Chaque jour, la dernière « trumperie »[01] vient s’entasser sur les précédentes dans la fosse aux lions médiatique, transformant le Bureau Ovale en un plateau de téléréalité permanent où l’outrance tient lieu de politique étrangère. On s’était presque habitué au bruit de fond de ce narcissisme pathologique.


Tapis rouge pour l’ami Vladimir à Anchorage et interdiction de séjour aux USA pour Thierry Breton !
Mais cette semaine, le rire se fige. Entre l’humiliation infligée à l’Europe via le bannissement de Thierry Breton et cette nouvelle offensive prédatrice contre le Danemark, le caprice a changé de nature. Il ne s’agit plus de simples tweets rageurs, mais d’une attaque en règle contre les fondements de notre sécurité collective. En traitant un allié historique comme une cible immobilière et en piétinant la solidarité européenne, Donald Trump ne cherche plus seulement à épater la galerie : il a enclenché, consciemment ou non, le compte à rebours de l’Alliance Atlantique.
À moins qu’il ne faille chercher la cause de cette fureur ailleurs, dans les égouts de la politique intérieure américaine.

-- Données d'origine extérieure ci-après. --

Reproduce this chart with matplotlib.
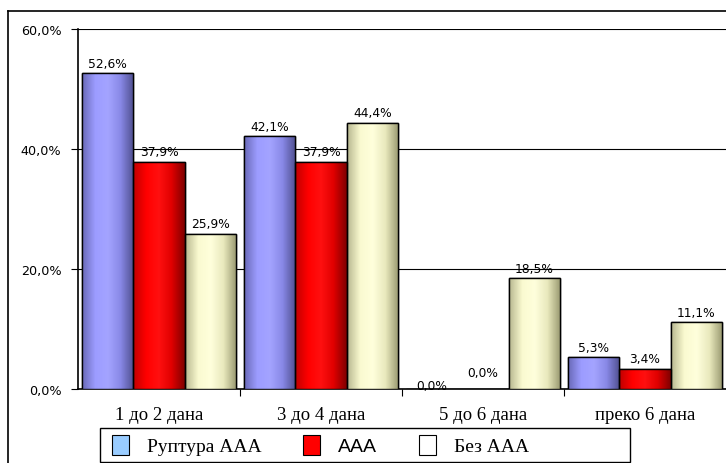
import numpy as np
import matplotlib
matplotlib.use("Agg")
import matplotlib.pyplot as plt
from matplotlib.colors import LinearSegmentedColormap
from matplotlib.patches import Patch, Rectangle
from matplotlib.lines import Line2D

categories = ["1 до 2 дана", "3 до 4 дана", "5 до 6 дана", "преко 6 дана"]
series_names = ["Руптура ААА", "ААА", "Без ААА"]
rupture = [52.6, 42.1, 0.0, 5.3]
aaa = [37.9, 37.9, 0.0, 3.4]
no_aaa = [25.9, 44.4, 18.5, 11.1]
yticks = [0, 20, 40, 60]
ytick_labels = ["0,0%", "20,0%", "40,0%", "60,0%"]

series = [rupture, aaa, no_aaa]
base_colors = ["#9999ff", "#ff0000", "#ffffcc"]
grad_colors = [
    ["#6a6ab8", "#9c9cff", "#a4a4ff", "#8888e6", "#505090"],
    ["#c00000", "#ff0000", "#ff1010", "#e00000", "#800000"],
    ["#b8b890", "#fafad0", "#ffffdc", "#e8e8bc", "#999970"],
]
legend_colors = ["#99ccff", "#ff0000", "#ffffff"]

fig = plt.figure(figsize=(7.26, 4.64), dpi=100)
ax = fig.add_axes([78 / 726, 1 - 390 / 464, 1 - 78 / 726, (390 - 30) / 464])

x = np.arange(len(categories))
w = 0.317
for i, (vals, col, gc) in enumerate(zip(series, base_colors, grad_colors)):
    bars = ax.bar(x + (i - 1) * w, vals, width=w, color=col, edgecolor="black",
                  linewidth=1.0, zorder=3)
    cmap = LinearSegmentedColormap.from_list(f"g{i}", gc)
    grad = np.linspace(0, 1, 64).reshape(1, -1)
    for b, v in zip(bars, vals):
        if v <= 0:
            continue
        im = ax.imshow(grad, cmap=cmap, aspect="auto", zorder=3.5,
                       extent=(b.get_x(), b.get_x() + b.get_width(), 0, b.get_height()),
                       interpolation="bilinear")
        im.set_clip_path(b)
        ax.add_patch(Rectangle((b.get_x(), 0), b.get_width(), b.get_height(),
                               fill=False, edgecolor="black", linewidth=1.0, zorder=4))
    for b, v in zip(bars, vals):
        off = 2.5
        if v == 0:
            off = -2.5 if i == 0 else 7
        ax.annotate(f"{v:.1f}%".replace(".", ","),
                    (b.get_x() + b.get_width() / 2, b.get_height()),
                    xytext=(0, off), textcoords="offset points",
                    ha="center", va="bottom", fontsize=8.8,
                    family="DejaVu Sans", zorder=5)

ax.set_xlim(-0.5, 3.5)
ax.set_ylim(0, 60)
ax.set_yticks(yticks)
ax.set_yticklabels(ytick_labels, fontsize=9.2, family="DejaVu Sans")
ax.yaxis.grid(True, color="black", linewidth=0.8, zorder=0)
ax.set_xticks([0.5, 1.5, 2.5])
ax.set_xticklabels([])
ax.set_xticks(x, minor=True)
ax.set_xticklabels(categories, minor=True, fontsize=13.5, family="Liberation Serif")
ax.tick_params(axis="x", which="minor", length=0, pad=12)
ax.tick_params(axis="x", which="major", length=5, direction="out")
ax.tick_params(axis="y", length=5, direction="out", pad=7)
for s in ["top", "right"]:
    ax.spines[s].set_visible(False)
ax.spines["left"].set_linewidth(1.2)
ax.spines["bottom"].set_linewidth(1.2)
ax.set_axisbelow(True)

# outer chart frame
fig.add_artist(Line2D([8 / 726, 8 / 726], [0, 1 - 12 / 464], color="black", lw=1.2,
                      transform=fig.transFigure))
fig.add_artist(Line2D([8 / 726, 1], [1 - 12 / 464, 1 - 12 / 464], color="black", lw=1.2,
                      transform=fig.transFigure))

# legend frame
fig.add_artist(Rectangle((100 / 726, 1 / 464), 530 / 726, 34 / 464, fill=False,
                         edgecolor="black", linewidth=1.0, transform=fig.transFigure))

handles = [Patch(facecolor=c, edgecolor="black", linewidth=0.8) for c in legend_colors]
leg = fig.legend(handles, series_names, ncol=3, loc="center left",
                 bbox_to_anchor=(112 / 726, 18 / 464),
                 frameon=False, borderpad=0.0, borderaxespad=0.0,
                 handlelength=0.87, handleheight=1.2,
                 handletextpad=0.93, columnspacing=2.15, prop={"size": 14})
fonts = ["Liberation Serif", "Liberation Sans", "Liberation Serif"]
for t, f in zip(leg.get_texts(), fonts):
    t.set_family(f)

fig.savefig("out.png", dpi=100)
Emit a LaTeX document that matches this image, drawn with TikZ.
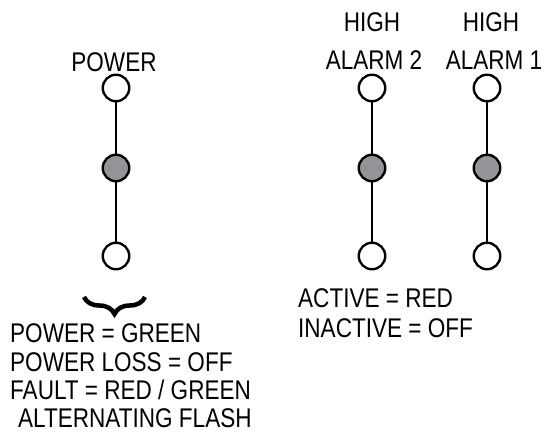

Alors que le scandale Epstein [02] remonte à la surface, rattrapant celui qui fut son « meilleur ami pendant dix ans », cette guerre diplomatique contre l’Europe ressemble furieusement à un écran de fumée. Faut-il y voir une tentative désespérée de détourner l’attention des accusations de viol qui pèsent désormais sur lui ? Avec Trump, la géopolitique n’est souvent que la servante de sa survie judiciaire.
Le Crépuscule des Alliés : Le Groenland comme tombeau de l’OTAN
Sommaire

En nommant Jeff Landry, le gouverneur de Louisiane, comme « Envoyé spécial » avec pour mandat explicite d’intégrer le Groenland aux États-Unis, Trump franchit le Rubicon.
1. L’Art du (mauvais) Deal : De la Louisiane au Groenland
L’offensive n’est plus une blague. En nommant Jeff Landry, le gouverneur de Louisiane, comme « Envoyé spécial » avec pour mandat explicite d’intégrer le Groenland aux États-Unis, Trump franchit le Rubicon. Le symbole est lourd : il envoie le gouverneur d’un territoire jadis acheté à la France pour négocier l’achat d’un territoire danois, lançant une véritable OPA hostile sur la banquise.
Face à cette manœuvre, la cacophonie règne. Certes, la solidarité européenne s’exprime sur le papier : Emmanuel Macron et Jean-Noël Barrot ont réaffirmé leur soutien à l’intégrité danoise, et Ursula von der Leyen a rappelé les principes du droit international. Mais ce bouclier de mots masque mal une paralysie inquiétante. L’attitude de Mark Rutte, Secrétaire général de l’OTAN, est révélatrice : en déclarant ne pas vouloir « entraîner l’OTAN là-dedans », il valide implicitement la situation. Ce silence gêné montre les limites de l’Alliance face à un conflit interne : l’OTAN ne sait pas réagir quand le loup est aussi le berger. La solidarité s’arrête désormais là où les intérêts immobiliers américains commencent.
2. Les vraies raisons : La « destinée manifeste » ressurgie
L’argument officiel — la « sécurité nationale » face à la Russie et la Chine — est un leurre. Avec la base de Pituffik (Thulé), active depuis 1951, et les accords de défense existants, les États-Unis possèdent déjà le verrou militaire absolu de l’Arctique. Les motivations sont bien plus prosaïques. Pour Donald Trump, la géopolitique n’est qu’une extension du marché immobilier new-yorkais. Le Groenland n’est pas perçu comme un territoire souverain, mais comme un « actif » sous-évalué, riche en terres rares. C’est le retour brutal de la « Destinée Manifeste » : l’expansionnisme territorial comme seul marqueur de puissance.
3. Le cadeau glacé : Comment Trump offre l’Arctique à ses rivaux
Le drame est que cette vision impériale offre un boulevard à ses rivaux. C’est un « baiser de la mort » stratégique. En fracturant le camp occidental et en humiliant ses alliés nordiques, Trump offre une opportunité inespérée à ceux qu’il prétend combattre.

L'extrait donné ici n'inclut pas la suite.